- **Stored data**
===============
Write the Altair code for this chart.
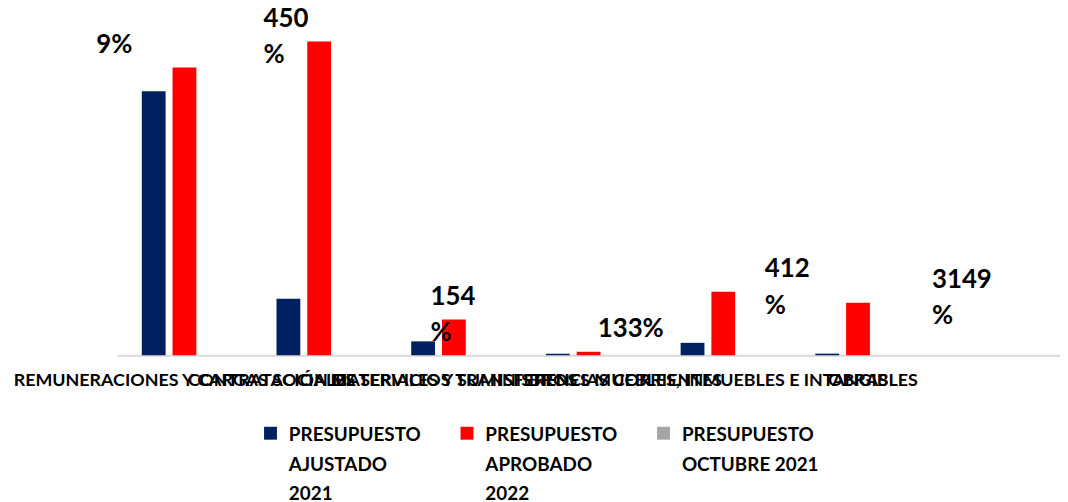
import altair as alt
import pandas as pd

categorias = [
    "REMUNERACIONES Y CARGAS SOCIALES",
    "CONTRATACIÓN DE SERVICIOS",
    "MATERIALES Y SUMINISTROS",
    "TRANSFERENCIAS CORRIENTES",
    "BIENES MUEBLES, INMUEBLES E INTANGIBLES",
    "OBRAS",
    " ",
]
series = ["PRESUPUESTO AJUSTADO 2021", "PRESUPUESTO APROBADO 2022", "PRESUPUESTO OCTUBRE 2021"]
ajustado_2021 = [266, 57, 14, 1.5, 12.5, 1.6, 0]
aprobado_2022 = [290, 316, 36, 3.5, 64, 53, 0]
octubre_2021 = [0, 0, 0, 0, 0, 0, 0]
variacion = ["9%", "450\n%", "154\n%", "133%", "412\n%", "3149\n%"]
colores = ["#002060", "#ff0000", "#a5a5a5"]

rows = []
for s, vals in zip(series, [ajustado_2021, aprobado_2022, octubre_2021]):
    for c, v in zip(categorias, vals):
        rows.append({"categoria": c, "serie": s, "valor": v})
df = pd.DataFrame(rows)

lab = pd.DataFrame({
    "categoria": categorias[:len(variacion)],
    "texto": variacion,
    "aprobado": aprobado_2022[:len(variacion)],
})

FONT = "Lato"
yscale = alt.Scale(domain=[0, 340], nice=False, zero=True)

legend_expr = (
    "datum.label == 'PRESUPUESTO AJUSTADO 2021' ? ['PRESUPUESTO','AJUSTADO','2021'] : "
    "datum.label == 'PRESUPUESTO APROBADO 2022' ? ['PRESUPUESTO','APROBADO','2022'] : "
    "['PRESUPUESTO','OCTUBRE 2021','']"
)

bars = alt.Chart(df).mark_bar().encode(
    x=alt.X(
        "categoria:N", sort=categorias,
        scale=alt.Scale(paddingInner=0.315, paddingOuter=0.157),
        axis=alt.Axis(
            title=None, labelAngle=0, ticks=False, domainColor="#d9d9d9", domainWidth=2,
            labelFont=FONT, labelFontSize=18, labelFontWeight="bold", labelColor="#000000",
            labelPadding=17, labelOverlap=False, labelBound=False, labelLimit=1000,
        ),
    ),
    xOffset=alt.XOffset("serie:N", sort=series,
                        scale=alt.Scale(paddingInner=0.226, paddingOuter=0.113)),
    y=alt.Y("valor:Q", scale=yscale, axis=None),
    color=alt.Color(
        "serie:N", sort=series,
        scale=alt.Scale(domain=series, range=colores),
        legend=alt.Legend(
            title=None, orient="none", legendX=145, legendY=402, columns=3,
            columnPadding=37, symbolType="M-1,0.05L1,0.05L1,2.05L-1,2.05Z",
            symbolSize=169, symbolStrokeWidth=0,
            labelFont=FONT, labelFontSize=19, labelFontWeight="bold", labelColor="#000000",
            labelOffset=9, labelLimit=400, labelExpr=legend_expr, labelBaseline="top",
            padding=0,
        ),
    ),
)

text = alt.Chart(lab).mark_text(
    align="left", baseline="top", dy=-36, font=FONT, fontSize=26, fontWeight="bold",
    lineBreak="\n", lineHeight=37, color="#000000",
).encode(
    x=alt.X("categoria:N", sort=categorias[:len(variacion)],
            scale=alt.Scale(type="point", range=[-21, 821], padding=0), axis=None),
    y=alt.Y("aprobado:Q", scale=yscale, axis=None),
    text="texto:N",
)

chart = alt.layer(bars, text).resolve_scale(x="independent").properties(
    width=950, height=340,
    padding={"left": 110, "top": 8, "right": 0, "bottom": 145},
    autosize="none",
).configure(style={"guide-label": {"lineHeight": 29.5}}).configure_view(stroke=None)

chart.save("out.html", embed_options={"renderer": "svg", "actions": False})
===============
Your task is to repeat the data above exactly while excluding the pictures.

- **Written answer**
Write the Altair code for this chart.
import altair as alt
import pandas as pd

categorias = [
    "REMUNERACIONES Y CARGAS SOCIALES",
    "CONTRATACIÓN DE SERVICIOS",
    "MATERIALES Y SUMINISTROS",
    "TRANSFERENCIAS CORRIENTES",
    "BIENES MUEBLES, INMUEBLES E INTANGIBLES",
    "OBRAS",
    " ",
]
series = ["PRESUPUESTO AJUSTADO 2021", "PRESUPUESTO APROBADO 2022", "PRESUPUESTO OCTUBRE 2021"]
ajustado_2021 = [266, 57, 14, 1.5, 12.5, 1.6, 0]
aprobado_2022 = [290, 316, 36, 3.5, 64, 53, 0]
octubre_2021 = [0, 0, 0, 0, 0, 0, 0]
variacion = ["9%", "450\n%", "154\n%", "133%", "412\n%", "3149\n%"]
colores = ["#002060", "#ff0000", "#a5a5a5"]

rows = []
for s, vals in zip(series, [ajustado_2021, aprobado_2022, octubre_2021]):
    for c, v in zip(categorias, vals):
        rows.append({"categoria": c, "serie": s, "valor": v})
df = pd.DataFrame(rows)

lab = pd.DataFrame({
    "categoria": categorias[:len(variacion)],
    "texto": variacion,
    "aprobado": aprobado_2022[:len(variacion)],
})

FONT = "Lato"
yscale = alt.Scale(domain=[0, 340], nice=False, zero=True)

legend_expr = (
    "datum.label == 'PRESUPUESTO AJUSTADO 2021' ? ['PRESUPUESTO','AJUSTADO','2021'] : "
    "datum.label == 'PRESUPUESTO APROBADO 2022' ? ['PRESUPUESTO','APROBADO','2022'] : "
    "['PRESUPUESTO','OCTUBRE 2021','']"
)

bars = alt.Chart(df).mark_bar().encode(
    x=alt.X(
        "categoria:N", sort=categorias,
        scale=alt.Scale(paddingInner=0.315, paddingOuter=0.157),
        axis=alt.Axis(
            title=None, labelAngle=0, ticks=False, domainColor="#d9d9d9", domainWidth=2,
            labelFont=FONT, labelFontSize=18, labelFontWeight="bold", labelColor="#000000",
            labelPadding=17, labelOverlap=False, labelBound=False, labelLimit=1000,
        ),
    ),
    xOffset=alt.XOffset("serie:N", sort=series,
                        scale=alt.Scale(paddingInner=0.226, paddingOuter=0.113)),
    y=alt.Y("valor:Q", scale=yscale, axis=None),
    color=alt.Color(
        "serie:N", sort=series,
        scale=alt.Scale(domain=series, range=colores),
        legend=alt.Legend(
            title=None, orient="none", legendX=145, legendY=402, columns=3,
            columnPadding=37, symbolType="M-1,0.05L1,0.05L1,2.05L-1,2.05Z",
            symbolSize=169, symbolStrokeWidth=0,
            labelFont=FONT, labelFontSize=19, labelFontWeight="bold", labelColor="#000000",
            labelOffset=9, labelLimit=400, labelExpr=legend_expr, labelBaseline="top",
            padding=0,
        ),
    ),
)

text = alt.Chart(lab).mark_text(
    align="left", baseline="top", dy=-36, font=FONT, fontSize=26, fontWeight="bold",
    lineBreak="\n", lineHeight=37, color="#000000",
).encode(
    x=alt.X("categoria:N", sort=categorias[:len(variacion)],
            scale=alt.Scale(type="point", range=[-21, 821], padding=0), axis=None),
    y=alt.Y("aprobado:Q", scale=yscale, axis=None),
    text="texto:N",
)

chart = alt.layer(bars, text).resolve_scale(x="independent").properties(
    width=950, height=340,
    padding={"left": 110, "top": 8, "right": 0, "bottom": 145},
    autosize="none",
).configure(style={"guide-label": {"lineHeight": 29.5}}).configure_view(stroke=None)

chart.save("out.html", embed_options={"renderer": "svg", "actions": False})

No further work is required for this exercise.